Intervention de Christophe Tardieu

Commission de la culture, de l'éducation et de la communication — Réunion du 12 juillet 2017 à 9h00
Chronologie des médias — Ouverture par christophe tardieu secrétaire général du centre national du cinéma et de l'image animée cnc

Christophe Tardieu :

Monsieur Leleux, perdurent encore quelques éléments d'incertitude dans le caractère normatif de la chronologie des médias. En effet, la signature de l'accord de 2009 représente un miracle obtenu sous une amicale pression parlementaire et grâce au grand talent de Véronique Cayla, alors présidente du Centre national du cinéma et de l'image animée (CNC) au ministère de la Culture et de la Communication. Sur cette base fragile, la situation a évolué et les acteurs ont changé. Il convient donc de moderniser l'accord de 2009. La loi du 7 juillet 2016 relative à la liberté de la création, à l'architecture et au patrimoine prévoit que l'arrêté d'extension tombe en juillet 2018. Cette disposition constitue une incitation forte à négocier même si, pour certains acteurs, cette perspective semble encore lointaine. Pourtant, le temps dont ils disposent pourrait encore être raccourci si la ministre de la culture décidait la fin de l'arrêté d'extension.

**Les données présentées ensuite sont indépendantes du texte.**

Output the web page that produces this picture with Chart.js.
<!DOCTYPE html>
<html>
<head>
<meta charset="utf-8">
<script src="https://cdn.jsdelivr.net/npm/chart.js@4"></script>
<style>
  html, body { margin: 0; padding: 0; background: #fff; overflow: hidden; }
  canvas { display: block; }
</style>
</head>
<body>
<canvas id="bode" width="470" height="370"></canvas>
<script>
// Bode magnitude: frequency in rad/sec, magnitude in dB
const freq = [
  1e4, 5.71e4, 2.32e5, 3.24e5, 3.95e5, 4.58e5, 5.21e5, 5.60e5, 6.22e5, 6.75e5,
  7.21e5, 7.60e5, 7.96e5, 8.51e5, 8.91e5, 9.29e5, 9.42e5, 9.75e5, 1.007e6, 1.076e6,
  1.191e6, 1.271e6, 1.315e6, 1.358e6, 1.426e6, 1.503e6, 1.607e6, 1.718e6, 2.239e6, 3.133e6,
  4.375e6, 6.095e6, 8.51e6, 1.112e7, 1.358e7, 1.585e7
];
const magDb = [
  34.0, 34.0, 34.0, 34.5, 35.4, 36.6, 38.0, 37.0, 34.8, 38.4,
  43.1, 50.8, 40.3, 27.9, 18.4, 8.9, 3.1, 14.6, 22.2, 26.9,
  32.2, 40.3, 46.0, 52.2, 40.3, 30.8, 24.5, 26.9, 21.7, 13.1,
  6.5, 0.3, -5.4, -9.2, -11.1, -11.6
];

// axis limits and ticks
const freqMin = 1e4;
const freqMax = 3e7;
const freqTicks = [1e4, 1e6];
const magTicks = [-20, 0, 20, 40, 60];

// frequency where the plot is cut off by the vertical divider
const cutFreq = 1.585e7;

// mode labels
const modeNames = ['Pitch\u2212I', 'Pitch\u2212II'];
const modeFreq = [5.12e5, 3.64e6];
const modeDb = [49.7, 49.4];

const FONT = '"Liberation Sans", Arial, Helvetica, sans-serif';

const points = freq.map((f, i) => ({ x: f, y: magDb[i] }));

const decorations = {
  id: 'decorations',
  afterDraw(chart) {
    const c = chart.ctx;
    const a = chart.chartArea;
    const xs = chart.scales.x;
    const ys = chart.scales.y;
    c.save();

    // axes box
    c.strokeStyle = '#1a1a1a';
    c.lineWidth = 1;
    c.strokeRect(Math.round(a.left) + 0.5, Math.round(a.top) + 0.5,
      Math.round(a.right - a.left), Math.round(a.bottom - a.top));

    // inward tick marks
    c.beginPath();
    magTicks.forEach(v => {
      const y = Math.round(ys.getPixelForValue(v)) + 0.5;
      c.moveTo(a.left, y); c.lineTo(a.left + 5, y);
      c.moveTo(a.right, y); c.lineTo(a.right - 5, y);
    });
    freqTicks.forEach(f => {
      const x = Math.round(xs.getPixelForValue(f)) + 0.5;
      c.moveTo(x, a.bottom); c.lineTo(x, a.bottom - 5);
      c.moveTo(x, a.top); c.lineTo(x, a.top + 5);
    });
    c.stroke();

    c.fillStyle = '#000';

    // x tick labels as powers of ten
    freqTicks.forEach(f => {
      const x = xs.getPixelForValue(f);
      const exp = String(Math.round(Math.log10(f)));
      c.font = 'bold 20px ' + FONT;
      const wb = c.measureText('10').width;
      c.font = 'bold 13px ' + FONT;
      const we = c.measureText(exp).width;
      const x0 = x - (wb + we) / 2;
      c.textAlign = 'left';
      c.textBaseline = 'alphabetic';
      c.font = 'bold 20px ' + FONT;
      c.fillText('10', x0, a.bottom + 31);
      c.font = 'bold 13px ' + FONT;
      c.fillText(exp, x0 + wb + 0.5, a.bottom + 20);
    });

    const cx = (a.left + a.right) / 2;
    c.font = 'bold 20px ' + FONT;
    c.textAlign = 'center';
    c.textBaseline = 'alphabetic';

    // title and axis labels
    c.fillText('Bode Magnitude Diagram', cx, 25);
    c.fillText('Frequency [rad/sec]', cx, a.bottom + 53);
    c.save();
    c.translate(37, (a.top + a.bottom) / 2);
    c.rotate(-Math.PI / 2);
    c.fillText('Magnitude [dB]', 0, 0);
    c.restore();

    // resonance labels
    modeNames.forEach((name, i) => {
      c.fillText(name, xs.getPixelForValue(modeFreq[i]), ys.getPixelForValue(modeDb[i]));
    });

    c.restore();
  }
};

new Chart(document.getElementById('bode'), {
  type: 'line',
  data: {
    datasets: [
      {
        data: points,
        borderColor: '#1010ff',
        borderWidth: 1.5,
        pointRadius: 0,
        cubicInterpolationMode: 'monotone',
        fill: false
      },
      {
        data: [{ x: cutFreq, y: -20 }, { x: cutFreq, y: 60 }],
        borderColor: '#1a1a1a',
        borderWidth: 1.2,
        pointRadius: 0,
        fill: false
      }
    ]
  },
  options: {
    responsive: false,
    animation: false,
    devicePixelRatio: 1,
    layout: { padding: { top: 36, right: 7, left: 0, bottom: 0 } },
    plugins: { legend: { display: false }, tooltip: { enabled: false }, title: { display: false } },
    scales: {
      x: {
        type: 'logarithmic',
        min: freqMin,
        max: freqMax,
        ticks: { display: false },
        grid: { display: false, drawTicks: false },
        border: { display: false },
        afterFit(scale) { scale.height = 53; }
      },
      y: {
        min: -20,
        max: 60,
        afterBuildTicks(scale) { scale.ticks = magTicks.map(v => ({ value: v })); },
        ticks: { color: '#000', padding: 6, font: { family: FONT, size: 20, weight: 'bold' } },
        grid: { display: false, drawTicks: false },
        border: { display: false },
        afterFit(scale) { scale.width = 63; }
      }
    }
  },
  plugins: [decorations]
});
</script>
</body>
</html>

Il est vrai que la directive européenne de 1997 indique que les modalités de la chronologie des médias doivent être fixées par accord interprofessionnel, la Commission européenne considérant que les États, par trop protectionnistes, prennent trop souvent des décisions inadaptées aux pratiques de marché. Néanmoins, le délai de la fenêtre en salles est fixé par la loi. Cette dichotomie peut sembler juridiquement incertaine, raison pour laquelle le CNC réfléchit à la légitimité de cette articulation avec son conseiller juridique.

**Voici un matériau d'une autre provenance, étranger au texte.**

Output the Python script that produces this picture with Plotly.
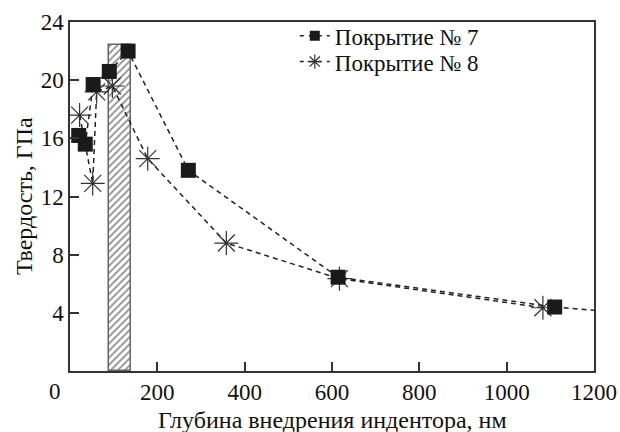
import plotly.graph_objects as go

# Data
depth7 = [20, 35, 53, 90, 133, 271, 614, 1110]
hard7 = [16.2, 15.6, 19.7, 20.6, 22.0, 13.8, 6.45, 4.4]
tail7_x = [1110, 1200]
tail7_y = [4.4, 4.17]

depth8 = [22, 52, 61, 97, 178, 358, 617, 1083]
hard8 = [17.6, 12.9, 19.2, 19.6, 14.6, 8.8, 6.35, 4.35]

band_x = [114.8]
band_w = [52]
band_h = [22.45]

x_ticks = [200, 400, 600, 800, 1000, 1200]
y_ticks = [4, 8, 12, 16, 20, 24]
names = ["Покрытие № 7", "Покрытие № 8"]
x_title = "Глубина внедрения индентора, нм"
y_title = "Твердость, ГПа"

FONT = "Times New Roman"
FS = 23
TXT = "#111111"
fig = go.Figure()

fig.add_trace(go.Bar(
    x=band_x, y=band_h, width=band_w,
    marker=dict(color="white", line=dict(color="#666", width=1.5),
                pattern=dict(shape="/", fgcolor="#222", bgcolor="white", size=5, solidity=0.35)),
    showlegend=False, hoverinfo="skip"))

dash = "5px,4px"
fig.add_trace(go.Scatter(
    x=tail7_x, y=tail7_y, mode="lines",
    line=dict(color="#222", width=1.5, dash=dash), showlegend=False, hoverinfo="skip"))

fig.add_trace(go.Scatter(
    x=depth8, y=hard8, mode="lines+markers", name=names[1], showlegend=False,
    line=dict(color="#222", width=1.5, dash=dash),
    marker=dict(symbol="asterisk-open", size=20, color="#333",
                line=dict(color="#444", width=1.2))))

fig.add_trace(go.Scatter(
    x=depth7, y=hard7, mode="lines+markers", name=names[0], showlegend=False,
    line=dict(color="#222", width=1.5, dash=dash),
    marker=dict(symbol="square", size=15, color="#1a1a1a",
                line=dict(color="#1a1a1a", width=0))))

# legend-only entries with smaller symbols
fig.add_trace(go.Scatter(
    x=[None], y=[None], mode="lines+markers", name=names[0], legend="legend",
    line=dict(color="#222", width=1.5, dash="4px,5px"),
    marker=dict(symbol="square", size=10, color="#1a1a1a")))
fig.add_trace(go.Scatter(
    x=[None], y=[None], mode="lines+markers", name=names[1], legend="legend2",
    line=dict(color="#222", width=1.5, dash="4px,5px"),
    marker=dict(symbol="asterisk-open", size=12, color="#333",
                line=dict(color="#444", width=1.2))))

leg_common = dict(xanchor="left", yanchor="top", bgcolor="rgba(0,0,0,0)",
                  font=dict(family=FONT, size=FS, color=TXT), itemwidth=30)

fig.update_layout(
    width=620, height=432,
    margin=dict(l=69.5, r=26.3, t=22, b=60.5, autoexpand=False),
    paper_bgcolor="white", plot_bgcolor="white",
    font=dict(family=FONT, size=FS, color=TXT),
    showlegend=True,
    legend=dict(x=0.429, y=1.022, **leg_common),
    legend2=dict(x=0.429, y=0.948, **leg_common),
    bargap=0,
)
fig.update_xaxes(
    range=[0, 1200], tickvals=x_ticks, ticktext=[str(v) for v in x_ticks],
    ticks="inside", ticklen=9, tickwidth=1.5, tickcolor="#333",
    showline=True, linecolor="#333", linewidth=1.5, mirror=True,
    showgrid=False, zeroline=False, ticklabelstandoff=0, automargin=False,
    tickfont=dict(family=FONT, size=FS, color=TXT))
fig.update_yaxes(
    range=[0, 24], tickvals=y_ticks, ticktext=[str(v) for v in y_ticks],
    ticks="inside", ticklen=9, tickwidth=1.5, tickcolor="#333",
    showline=True, linecolor="#333", linewidth=1.5, mirror=True,
    showgrid=False, zeroline=False, automargin=False,
    tickfont=dict(family=FONT, size=FS, color=TXT))

# axis titles and the shared origin label
fig.add_annotation(text=x_title, xref="paper", yref="paper",
                   x=0.5, y=-0.14, xanchor="center", yanchor="middle",
                   showarrow=False, font=dict(family=FONT, size=24, color=TXT))
fig.add_annotation(text=y_title, xref="paper", yref="paper", textangle=-90,
                   x=-0.0887, y=0.5, xanchor="center", yanchor="middle",
                   showarrow=False, font=dict(family=FONT, size=24, color=TXT))
fig.add_annotation(text="0", xref="paper", yref="paper",
                   x=-0.0277, y=-0.0587, xanchor="center", yanchor="middle",
                   showarrow=False, font=dict(family=FONT, size=FS, color=TXT))

fig.write_html("out.html")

Je ne peux que constater, avec Sylvie Robert, que si les pertes d'abonnés annoncées par Canal+ sont effectivement importantes, sa stratégie à l'égard du cinéma français demeure peu lisible. Vous comprendrez combien nous sommes inquiets de l'incertitude qui plane sur l'avenir du premier financeur privé du cinéma français. La diminution du chiffre d'affaires de Canal +, qui doit en verser 12,5 % à la création, a d'ores et déjà des conséquences immédiates sur les préfinancements de films. Néanmoins, l'accord signé par la chaîne en mai 2015, s'agissant des clauses de diversité, est valable jusqu'en 2020 et, à ce jour, il est rigoureusement respecté. Canal+ est également confronté à un choix stratégique : la chaîne doit-elle abandonner le hertzien pour être uniquement diffusée en linéaire ? Dans ce cas, ses obligations, notamment consacrer 12,5 % du chiffre d'affaires au cinéma, feront l'objet d'une nouvelle négociation avec le Conseil supérieur de l'audiovisuel (CSA). Il va sans dire que si le chiffre d'affaires de Canal+ continuait de s'éroder, les conséquences pour le cinéma en seraient dramatiques.

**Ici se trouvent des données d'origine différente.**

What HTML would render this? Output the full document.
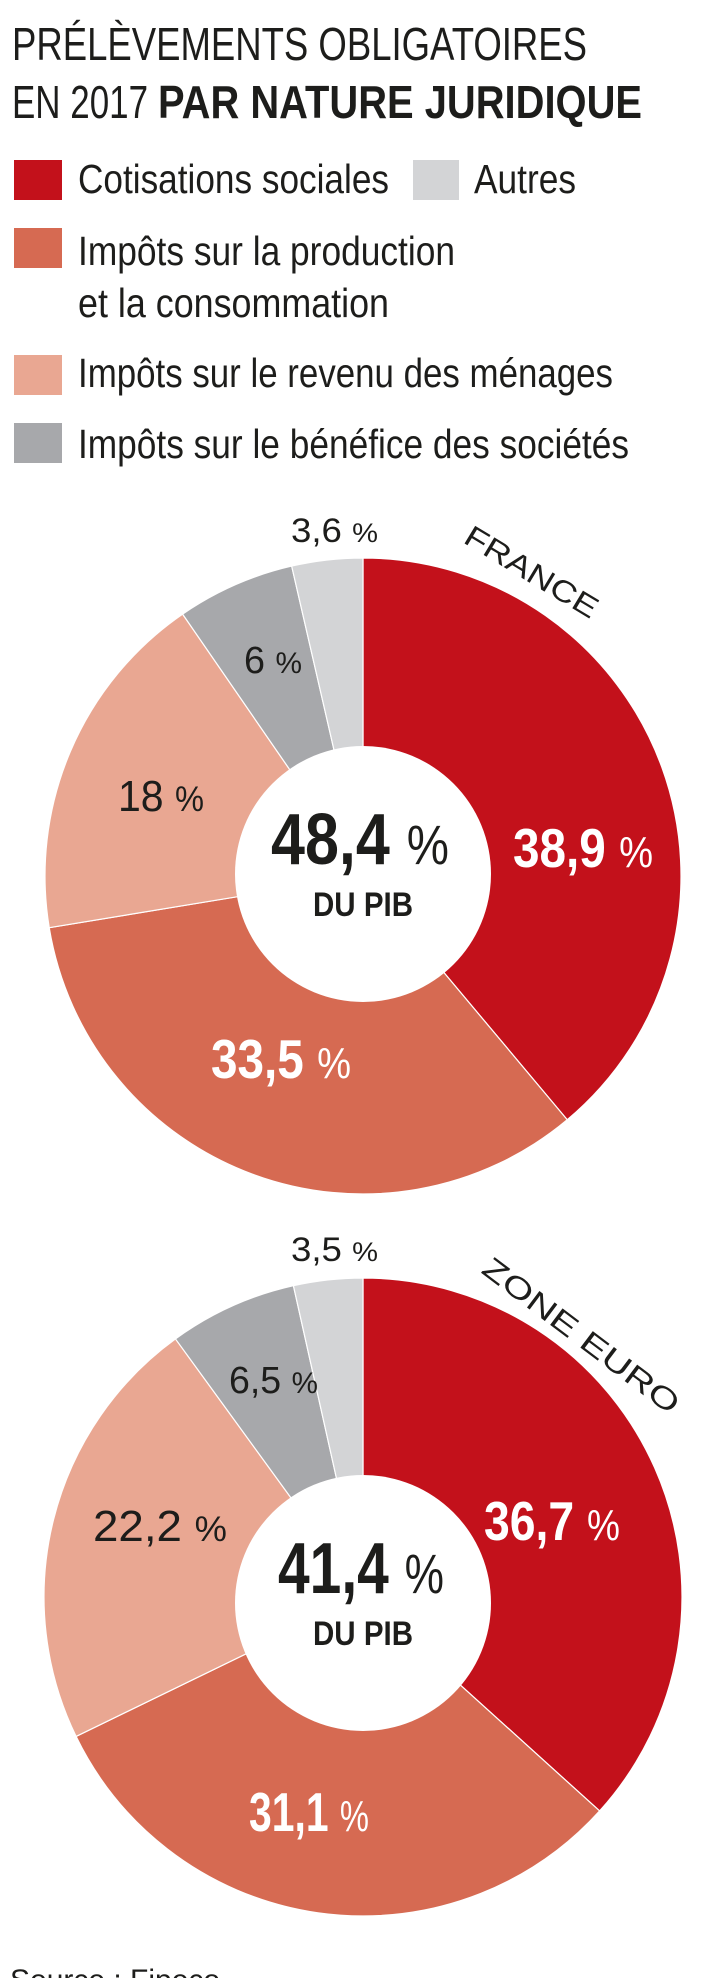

Vous avez raison, monsieur Percheron, de parler d'exception française : notre modèle est unique tant par le niveau des investissements publics au bénéfice de la création (le CNC dispose par exemple d'un budget annuel de 650 millions d'euros pour soutenir le cinéma et le jeu vidéo) que par les obligations faites au secteur privé. Nous sommes optimistes quant à sa pérennité même si des fragilités demeurent. La France produit de très nombreux films, au point que certains évoquent une crise de la surproduction, les salles accueillent un nombre de spectateurs record, bien supérieur aux chiffres constatés dans les autres pays européens, nos oeuvres sont fréquemment primées dans les plus grands festivals et nos engagements internationaux en coproduction comme en soutien aux pays défavorisés grâce à l'aide aux cinémas du monde, ne se démentent pas. Frédérique Bredin, présidente du CNC, a d'ailleurs décidé de mener une politique active de soutien à la francophonie qui a conduit le centre à signer des accords de partenariat avec la Tunisie et le Maroc et à créer, avec ses homologues suisse, belge, canadien et luxembourgeois, un fonds de soutien destiné au cinéma d'Afrique subsaharienne.

Madame la présidente, vous avez très justement pointé du doigt une faiblesse de notre système : il faut que nous prenions mieux en compte l'avis des spectateurs. Nous réfléchissons à cet égard à ce que les commissions du CNC qui attribuent les aides sélectives intègrent des représentants des spectateurs. Nous développons également des enquêtes qualitatives qui toutes montrent que les Français ont une excellente image de leurs salles de cinéma. Il est vrai que notre parc est unique en Europe en nombre comme en qualité.